Dengue has since placed songs in the Showtime series Weeds and the movies Must Love Dogs and Broken Flowers. They've also been featured on Fuel TV's show The Daily Habit. In January, third album Venus on Earth quickly climbed to the top of the college-radio charts and was praised to the heavens in The New York Times, the Times of London and virtually every music magazine on earth. The Los Angeles Times described the album as "world music for the cool kids."

Smith says the band made a conscious decision to simplify the sound and that has brought even wider acceptance of the album.

"Ethan and Zac are great rock writers," he crows. "They bring in the songs, and then as a band we begin to develop them, to sound them out. The sound is a bit more straight-ahead this time."

For English-only speakers, the highlights are two tongue-in-cheek love songs that riff on the Cambodian tradition of he-says she-says duet structure. "Tiger Phone Card" is a hilarious long-distance duet between a man in New York and a woman in Phnom Penh trying to make their dubious relationship work. But "Sober Driver" captures the essence of the Dengue Fever concept even better. It involves a woman calling a man from a party because she needs someone sober to drive her home, and it sounds perfect for a scene in Kill Bill or any Bruce Lee movie.

In 2005, Dengue Fever became the first American rock band to play in Cambodia since the rise of the Pol Pot regime. The tour resulted in an emotional documentary called Sleepwalking through the Mekong.

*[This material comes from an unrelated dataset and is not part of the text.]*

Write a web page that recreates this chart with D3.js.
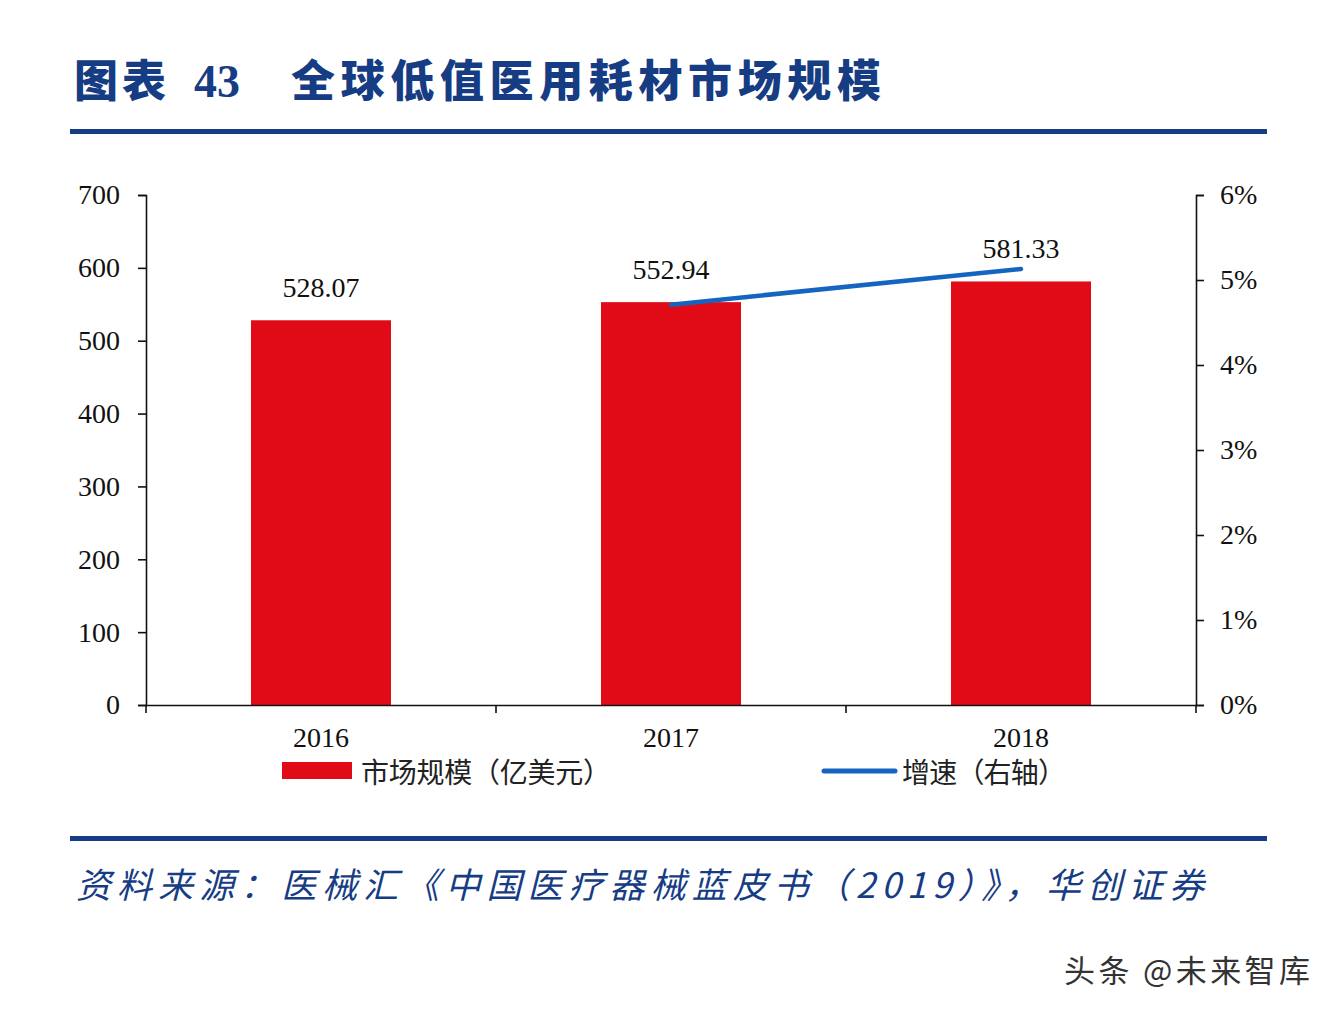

"That tour was just something you can't believe," says Smith. "The acceptance for the music was so great. It became this huge cultural coming together. As word spread, we got to meet all sorts of local musicians. Some we were able to include in the shows, some we recorded with. It was just incredibly moving, the joy that the music was received with and the power it had to bring people together."

Although the world-music community has flipped over Dengue Fever, Smith admits the band really knows very little about that scene.

"We love it that the world-music community has been so accepting of us, but we just think of ourselves as a danceable rock band."